## AIM
Reproduce every record below exactly as written, but leave out any pictures.
========================================================================
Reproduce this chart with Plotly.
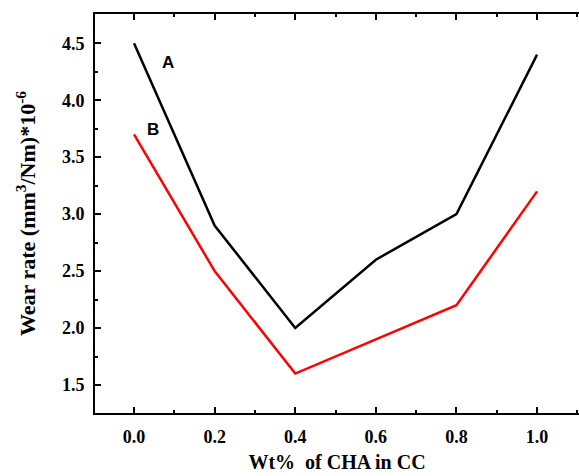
import plotly.graph_objects as go

x_vals = [0.0, 0.2, 0.4, 0.6, 0.8, 1.0]
wear_A = [4.5, 2.9, 2.0, 2.6, 3.0, 4.4]
wear_B = [3.7, 2.5, 1.6, 1.9, 2.2, 3.2]
x_ticks = [0.0, 0.2, 0.4, 0.6, 0.8, 1.0]
x_tick_text = ["0.0", "0.2", "0.4", "0.6", "0.8", "1.0"]
y_ticks = [1.5, 2.0, 2.5, 3.0, 3.5, 4.0, 4.5]
y_tick_text = ["1.5", "2.0", "2.5", "3.0", "3.5", "4.0", "4.5"]

serif = "Liberation Serif, Times New Roman, serif"
sans = "Liberation Sans, Arial, sans-serif"

fig = go.Figure()
fig.add_trace(go.Scatter(x=x_vals, y=wear_A, mode="lines",
                         line=dict(color="black", width=2.5), name="A"))
fig.add_trace(go.Scatter(x=x_vals, y=wear_B, mode="lines",
                         line=dict(color="#ff0000", width=2.5), name="B"))

fig.add_annotation(x=0.085, y=4.33, text="<b>A</b>", showarrow=False,
                   font=dict(family=sans, size=17, color="black"))
fig.add_annotation(x=0.048, y=3.74, text="<b>B</b>", showarrow=False,
                   font=dict(family=sans, size=17, color="black"))

fig.update_layout(
    width=579, height=476,
    margin=dict(l=95, r=0, t=14, b=63),
    paper_bgcolor="white", plot_bgcolor="white",
    showlegend=False,
    font=dict(family=serif, color="black"),
)
fig.update_xaxes(
    range=[-0.0968, 1.104],
    tickvals=x_ticks, ticktext=x_tick_text,
    ticks="inside", ticklen=6, tickwidth=2, tickcolor="black",
    minor=dict(dtick=0.1, tick0=0, ticks="inside", ticklen=3, tickwidth=2, tickcolor="black"),
    showline=True, linewidth=2, linecolor="black", mirror="ticks",
    showgrid=False, zeroline=False,
    ticklabelstandoff=6,
    tickfont=dict(family=serif, size=18, weight="bold"),
    title=dict(text="<b>Wt%  of CHA in CC</b>", font=dict(family=serif, size=20), standoff=9),
)
fig.update_yaxes(
    range=[1.254, 4.757],
    tickvals=y_ticks, ticktext=y_tick_text,
    ticks="inside", ticklen=6, tickwidth=2, tickcolor="black",
    minor=dict(dtick=0.25, tick0=1.5, ticks="inside", ticklen=3, tickwidth=2, tickcolor="black"),
    showline=True, linewidth=2, linecolor="black",
    showgrid=False, zeroline=False,
    ticklabelstandoff=5,
    tickfont=dict(family=serif, size=18, weight="bold"),
    title=dict(text="<b>Wear rate (mm<sup>3</sup>/Nm)*10<sup>-6</sup></b>", font=dict(family=serif, size=22), standoff=20),
)

fig.write_html("out.html")
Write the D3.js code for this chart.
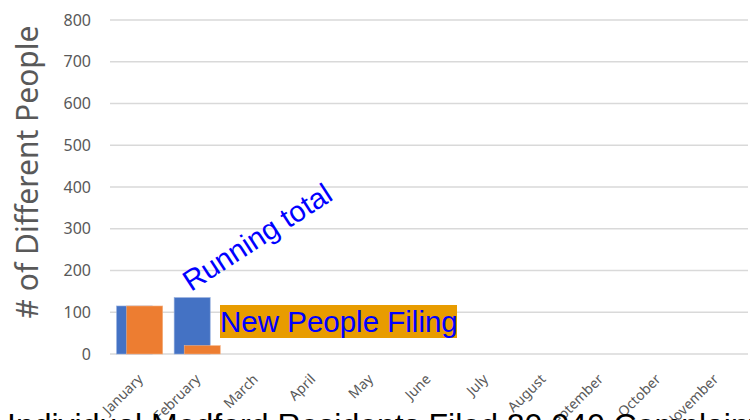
<!DOCTYPE html>
<html>
<head>
<meta charset="utf-8">
<style>
    body { margin: 0; background: #fff; }
    svg { display: block; }
</style>
<script src="https://cdn.jsdelivr.net/npm/d3@7"></script>
</head>
<body>
<svg id="chart" width="750" height="420"></svg>
<script>
// months shown on the x axis
var months = ["January", "February", "March", "April", "May", "June",
              "July", "August", "September", "October", "November"];
// only the first two months have values
var runningTotal = [115, 135];
var newPeople = [115, 20];
var yTicks = [0, 100, 200, 300, 400, 500, 600, 700, 800];

var svg = d3.select("#chart");
var gray = "#595959";

var x = d3.scaleBand().domain(months).range([110, 743]);
var y = d3.scaleLinear().domain([0, 800]).range([354, 20]);

var bw = x.bandwidth();

// gridlines
svg.append("g")
  .selectAll("line")
  .data(yTicks)
  .join("line")
    .attr("x1", 110)
    .attr("x2", 748)
    .attr("y1", function(d) { return y(d); })
    .attr("y2", function(d) { return y(d); })
    .attr("stroke", "#d9d9d9")
    .attr("stroke-width", 1.5);

// y tick labels
svg.append("g")
  .selectAll("text")
  .data(yTicks)
  .join("text")
    .attr("x", 91)
    .attr("y", function(d) { return y(d); })
    .attr("dy", "0.35em")
    .attr("text-anchor", "end")
    .attr("font-family", "Noto Sans, sans-serif")
    .attr("font-size", "16px")
    .attr("fill", gray)
    .text(function(d) { return d; });

// y axis title
svg.append("text")
  .attr("transform", "translate(38,172) rotate(-90)")
  .attr("text-anchor", "middle")
  .attr("font-family", "Noto Sans, sans-serif")
  .attr("font-size", "30px")
  .attr("fill", gray)
  .text("# of Different People");

// bars: blue running total behind, orange new people shifted right
var barW = bw * 0.626;
svg.append("g")
  .selectAll("rect")
  .data(runningTotal)
  .join("rect")
    .attr("x", function(d, i) { return x(months[i]) + bw * 0.115; })
    .attr("y", function(d) { return y(d); })
    .attr("width", barW)
    .attr("height", function(d) { return y(0) - y(d); })
    .attr("fill", "#4472c4")
    .attr("stroke", "#8faadc")
    .attr("stroke-width", 0.6);

svg.append("g")
  .selectAll("rect")
  .data(newPeople)
  .join("rect")
    .attr("x", function(d, i) { return x(months[i]) + bw * 0.29; })
    .attr("y", function(d) { return y(d); })
    .attr("width", barW)
    .attr("height", function(d) { return y(0) - y(d); })
    .attr("fill", "#ed7d31")
    .attr("stroke", "#f4b183")
    .attr("stroke-width", 0.6);

// month labels
svg.append("g")
  .selectAll("text")
  .data(months)
  .join("text")
    .attr("transform", function(d) {
        return "translate(" + (x(d) + bw / 2 + 5) + ",380) rotate(-45)";
    })
    .attr("text-anchor", "end")
    .attr("font-family", "Noto Sans, sans-serif")
    .attr("font-size", "14px")
    .attr("fill", gray)
    .text(function(d) { return d; });

// annotations
svg.append("text")
  .attr("transform", "translate(191,292) rotate(-33)")
  .attr("font-family", "Liberation Sans, Arial, sans-serif")
  .attr("font-size", "29px")
  .attr("fill", "#0000ff")
  .text("Running total");

svg.append("rect")
  .attr("x", 220)
  .attr("y", 305)
  .attr("width", 237)
  .attr("height", 33)
  .attr("fill", "#e89c00");

svg.append("text")
  .attr("x", 220)
  .attr("y", 332)
  .attr("font-family", "Liberation Sans, Arial, sans-serif")
  .attr("font-size", "29.5px")
  .attr("fill", "#0000ff")
  .text("New People Filing");

// title, mostly cut off at the bottom
svg.append("text")
  .attr("x", 7)
  .attr("y", 436)
  .attr("font-family", "Liberation Sans, Arial, sans-serif")
  .attr("font-size", "32px")
  .attr("fill", "#000")
  .text("Individual Medford Residents Filed 20,040 Complaints");
</script>
</body>
</html>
========================================================================
## RESULT FOR THIS EXERCISE
Reproduce this chart with Plotly.
import plotly.graph_objects as go

x_vals = [0.0, 0.2, 0.4, 0.6, 0.8, 1.0]
wear_A = [4.5, 2.9, 2.0, 2.6, 3.0, 4.4]
wear_B = [3.7, 2.5, 1.6, 1.9, 2.2, 3.2]
x_ticks = [0.0, 0.2, 0.4, 0.6, 0.8, 1.0]
x_tick_text = ["0.0", "0.2", "0.4", "0.6", "0.8", "1.0"]
y_ticks = [1.5, 2.0, 2.5, 3.0, 3.5, 4.0, 4.5]
y_tick_text = ["1.5", "2.0", "2.5", "3.0", "3.5", "4.0", "4.5"]

serif = "Liberation Serif, Times New Roman, serif"
sans = "Liberation Sans, Arial, sans-serif"

fig = go.Figure()
fig.add_trace(go.Scatter(x=x_vals, y=wear_A, mode="lines",
                         line=dict(color="black", width=2.5), name="A"))
fig.add_trace(go.Scatter(x=x_vals, y=wear_B, mode="lines",
                         line=dict(color="#ff0000", width=2.5), name="B"))

fig.add_annotation(x=0.085, y=4.33, text="<b>A</b>", showarrow=False,
                   font=dict(family=sans, size=17, color="black"))
fig.add_annotation(x=0.048, y=3.74, text="<b>B</b>", showarrow=False,
                   font=dict(family=sans, size=17, color="black"))

fig.update_layout(
    width=579, height=476,
    margin=dict(l=95, r=0, t=14, b=63),
    paper_bgcolor="white", plot_bgcolor="white",
    showlegend=False,
    font=dict(family=serif, color="black"),
)
fig.update_xaxes(
    range=[-0.0968, 1.104],
    tickvals=x_ticks, ticktext=x_tick_text,
    ticks="inside", ticklen=6, tickwidth=2, tickcolor="black",
    minor=dict(dtick=0.1, tick0=0, ticks="inside", ticklen=3, tickwidth=2, tickcolor="black"),
    showline=True, linewidth=2, linecolor="black", mirror="ticks",
    showgrid=False, zeroline=False,
    ticklabelstandoff=6,
    tickfont=dict(family=serif, size=18, weight="bold"),
    title=dict(text="<b>Wt%  of CHA in CC</b>", font=dict(family=serif, size=20), standoff=9),
)
fig.update_yaxes(
    range=[1.254, 4.757],
    tickvals=y_ticks, ticktext=y_tick_text,
    ticks="inside", ticklen=6, tickwidth=2, tickcolor="black",
    minor=dict(dtick=0.25, tick0=1.5, ticks="inside", ticklen=3, tickwidth=2, tickcolor="black"),
    showline=True, linewidth=2, linecolor="black",
    showgrid=False, zeroline=False,
    ticklabelstandoff=5,
    tickfont=dict(family=serif, size=18, weight="bold"),
    title=dict(text="<b>Wear rate (mm<sup>3</sup>/Nm)*10<sup>-6</sup></b>", font=dict(family=serif, size=22), standoff=20),
)

fig.write_html("out.html")
Write the D3.js code for this chart.
<!DOCTYPE html>
<html>
<head>
<meta charset="utf-8">
<style>
    body { margin: 0; background: #fff; }
    svg { display: block; }
</style>
<script src="https://cdn.jsdelivr.net/npm/d3@7"></script>
</head>
<body>
<svg id="chart" width="750" height="420"></svg>
<script>
// months shown on the x axis
var months = ["January", "February", "March", "April", "May", "June",
              "July", "August", "September", "October", "November"];
// only the first two months have values
var runningTotal = [115, 135];
var newPeople = [115, 20];
var yTicks = [0, 100, 200, 300, 400, 500, 600, 700, 800];

var svg = d3.select("#chart");
var gray = "#595959";

var x = d3.scaleBand().domain(months).range([110, 743]);
var y = d3.scaleLinear().domain([0, 800]).range([354, 20]);

var bw = x.bandwidth();

// gridlines
svg.append("g")
  .selectAll("line")
  .data(yTicks)
  .join("line")
    .attr("x1", 110)
    .attr("x2", 748)
    .attr("y1", function(d) { return y(d); })
    .attr("y2", function(d) { return y(d); })
    .attr("stroke", "#d9d9d9")
    .attr("stroke-width", 1.5);

// y tick labels
svg.append("g")
  .selectAll("text")
  .data(yTicks)
  .join("text")
    .attr("x", 91)
    .attr("y", function(d) { return y(d); })
    .attr("dy", "0.35em")
    .attr("text-anchor", "end")
    .attr("font-family", "Noto Sans, sans-serif")
    .attr("font-size", "16px")
    .attr("fill", gray)
    .text(function(d) { return d; });

// y axis title
svg.append("text")
  .attr("transform", "translate(38,172) rotate(-90)")
  .attr("text-anchor", "middle")
  .attr("font-family", "Noto Sans, sans-serif")
  .attr("font-size", "30px")
  .attr("fill", gray)
  .text("# of Different People");

// bars: blue running total behind, orange new people shifted right
var barW = bw * 0.626;
svg.append("g")
  .selectAll("rect")
  .data(runningTotal)
  .join("rect")
    .attr("x", function(d, i) { return x(months[i]) + bw * 0.115; })
    .attr("y", function(d) { return y(d); })
    .attr("width", barW)
    .attr("height", function(d) { return y(0) - y(d); })
    .attr("fill", "#4472c4")
    .attr("stroke", "#8faadc")
    .attr("stroke-width", 0.6);

svg.append("g")
  .selectAll("rect")
  .data(newPeople)
  .join("rect")
    .attr("x", function(d, i) { return x(months[i]) + bw * 0.29; })
    .attr("y", function(d) { return y(d); })
    .attr("width", barW)
    .attr("height", function(d) { return y(0) - y(d); })
    .attr("fill", "#ed7d31")
    .attr("stroke", "#f4b183")
    .attr("stroke-width", 0.6);

// month labels
svg.append("g")
  .selectAll("text")
  .data(months)
  .join("text")
    .attr("transform", function(d) {
        return "translate(" + (x(d) + bw / 2 + 5) + ",380) rotate(-45)";
    })
    .attr("text-anchor", "end")
    .attr("font-family", "Noto Sans, sans-serif")
    .attr("font-size", "14px")
    .attr("fill", gray)
    .text(function(d) { return d; });

// annotations
svg.append("text")
  .attr("transform", "translate(191,292) rotate(-33)")
  .attr("font-family", "Liberation Sans, Arial, sans-serif")
  .attr("font-size", "29px")
  .attr("fill", "#0000ff")
  .text("Running total");

svg.append("rect")
  .attr("x", 220)
  .attr("y", 305)
  .attr("width", 237)
  .attr("height", 33)
  .attr("fill", "#e89c00");

svg.append("text")
  .attr("x", 220)
  .attr("y", 332)
  .attr("font-family", "Liberation Sans, Arial, sans-serif")
  .attr("font-size", "29.5px")
  .attr("fill", "#0000ff")
  .text("New People Filing");

// title, mostly cut off at the bottom
svg.append("text")
  .attr("x", 7)
  .attr("y", 436)
  .attr("font-family", "Liberation Sans, Arial, sans-serif")
  .attr("font-size", "32px")
  .attr("fill", "#000")
  .text("Individual Medford Residents Filed 20,040 Complaints");
</script>
</body>
</html>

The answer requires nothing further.